Five surprising tips that can save your life.
ACCIDENTS HAPPEN. It’s the nature of nature, since chaos is built into the system. The trick is knowing the right thing to do when the wrong thing occurs. Which, for too many years, I didn’t.
More than a decade ago, my brother Dan and I attempted to bike the length of Africa. We started at the top, in Morocco. Aside from puking up rotten dates and getting scrubbed too hard in a Marrakesh bathhouse, everything was going swell. South of Casablanca, we spent a night on one of the highest passes in the High Atlas Mountains, taking refuge in a tiny hut. The caretaker, a four-foot Berber, offered us shots of sweet mint tea. The only food was a jar of giant olives.
At one point, Dan had to take a leak and disappeared through the hut door into the darkness. When he didn’t come back, I started to wonder. Half an hour later, the Berber and I went for a look. Apparently, Dan had tried to walk around the back, but the hut was perched on a cliff.

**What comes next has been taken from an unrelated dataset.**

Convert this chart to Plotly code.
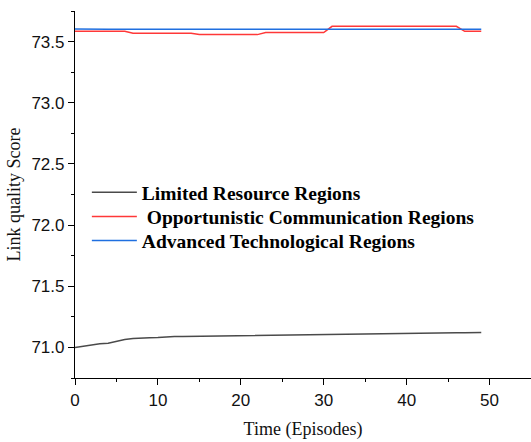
import plotly.graph_objects as go

episodes = list(range(50))

limited = [71.000, 71.010, 71.025, 71.030, 71.035, 71.050, 71.065, 71.072, 71.078, 71.080,
           71.082, 71.087, 71.090, 71.090, 71.091, 71.092, 71.093, 71.093, 71.094, 71.095,
           71.095, 71.096, 71.097, 71.098, 71.099, 71.100, 71.101, 71.102, 71.102, 71.103,
           71.104, 71.105, 71.106, 71.107, 71.108, 71.109, 71.110, 71.111, 71.112, 71.113,
           71.114, 71.115, 71.116, 71.117, 71.118, 71.119, 71.120, 71.120, 71.121, 71.122]

opportunistic = ([73.584] * 7 + [73.568] * 8 + [73.557] * 8 + [73.574] * 8 +
                 [73.625] * 16 + [73.584] * 3)

advanced = [73.602] + [73.600] * 49

names = ["Limited Resource Regions", " Opportunistic Communication Regions",
         "Advanced Technological Regions"]
colors = ["#4a4a4a", "#ff3838", "#1f6fe0"]
series = [limited, opportunistic, advanced]
legend_ids = ["legend", "legend2", "legend3"]
legend_y = [0.505, 0.4395, 0.374]

x_ticks = [0, 10, 20, 30, 40, 50]
y_ticks = [71.0, 71.5, 72.0, 72.5, 73.0, 73.5]

fig = go.Figure()
for name, col, vals, lid in zip(names, colors, series, legend_ids):
    fig.add_trace(go.Scatter(x=episodes, y=vals, mode="lines", name=name, legend=lid,
                             line=dict(color=col, width=1.5)))

axis_common = dict(showline=True, linecolor="black", linewidth=1.2, ticks="outside",
                   ticklen=6, tickwidth=1.2, tickcolor="black", showgrid=False,
                   zeroline=False, mirror=False, automargin=False,
                   tickfont=dict(family="Liberation Sans, Arial", size=17, color="#111"))

legend_font = dict(family="Liberation Serif, Times New Roman", size=19.5,
                   color="black", weight="bold")
legends = {}
for lid, ly in zip(legend_ids, legend_y):
    legends[lid] = dict(x=0.026, y=ly, xanchor="left", yanchor="middle",
                        bgcolor="rgba(0,0,0,0)", itemwidth=45, font=legend_font)

fig.update_layout(
    width=531, height=442,
    margin=dict(l=75, r=0, t=11, b=64),
    paper_bgcolor="white", plot_bgcolor="white",
    xaxis=dict(range=[0, 55], tickvals=x_ticks, ticktext=[str(v) for v in x_ticks],
               minor=dict(tickvals=[5, 15, 25, 35, 45], ticks="outside", ticklen=3,
                          tickcolor="black", tickwidth=1),
               title=dict(text="Time (Episodes)", standoff=13,
                          font=dict(family="Liberation Serif, Times New Roman", size=18,
                                    color="#111")),
               **axis_common),
    yaxis=dict(range=[70.75, 73.75], tickvals=y_ticks,
               ticktext=["%.1f" % v for v in y_ticks],
               minor=dict(tickvals=[70.75, 71.25, 71.75, 72.25, 72.75, 73.25, 73.75],
                          ticks="outside", ticklen=3, tickcolor="black", tickwidth=1),
               title=dict(text="Link quality Score", standoff=6,
                          font=dict(family="Liberation Serif, Times New Roman", size=18,
                                    color="#111")),
               **axis_common),
    showlegend=True,
    **legends,
)

fig.write_html("out.html", config={"displayModeBar": False},
               post_script="document.body.style.margin='0';document.body.style.overflow='hidden';")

The Berber was swinging an oil lantern, and we were both staring over the edge when I heard Dan say, “Some brother’s keeper you are.” I climbed down the cliff; when I reached Dan, he was lying in the rocks with one mangled foot in the air.
“Broke my leg taking a piss,” he half-laughed, half-winced. We hauled him back to the hut and laid him out. I said, “This is going to hurt.”
“No shit, bro.”
I gave his foot a jerk, and he screamed and passed out. I straightened it but failed to splint it, so it was still floppy. Dan was in excruciating pain for a week before we got his lower leg put in a cast. Then we modified his bike pedals and continued riding through Africa.
Had I taken a wilderness medicine class, I would have known this: When you reset broken bones, you don’t yank. Instead, you pull, slowly and firmly, gradually allowing the bones to settle back into place. Then you splint the fracture, using whatever is at hand. A foam pad works well; sticks wrapped with a jacket will do.
Truth is, I should have taken a proper first-aid course 30 years ago. I guess I figured on picking up whatever I needed along the way, one expedition at a time. But after another trip to Africa during which chaos reigned—more on that in a moment—I decided it was irresponsible of me not to know exactly what to do in an emergency. So I coughed up $600 for one of the best training experiences in the country, the NOLS Wilderness First Responder course (nicknamed Woofer, a loose take on its acronym), and braced myself for ten straight days, nearly ten hours a day, of medical instruction.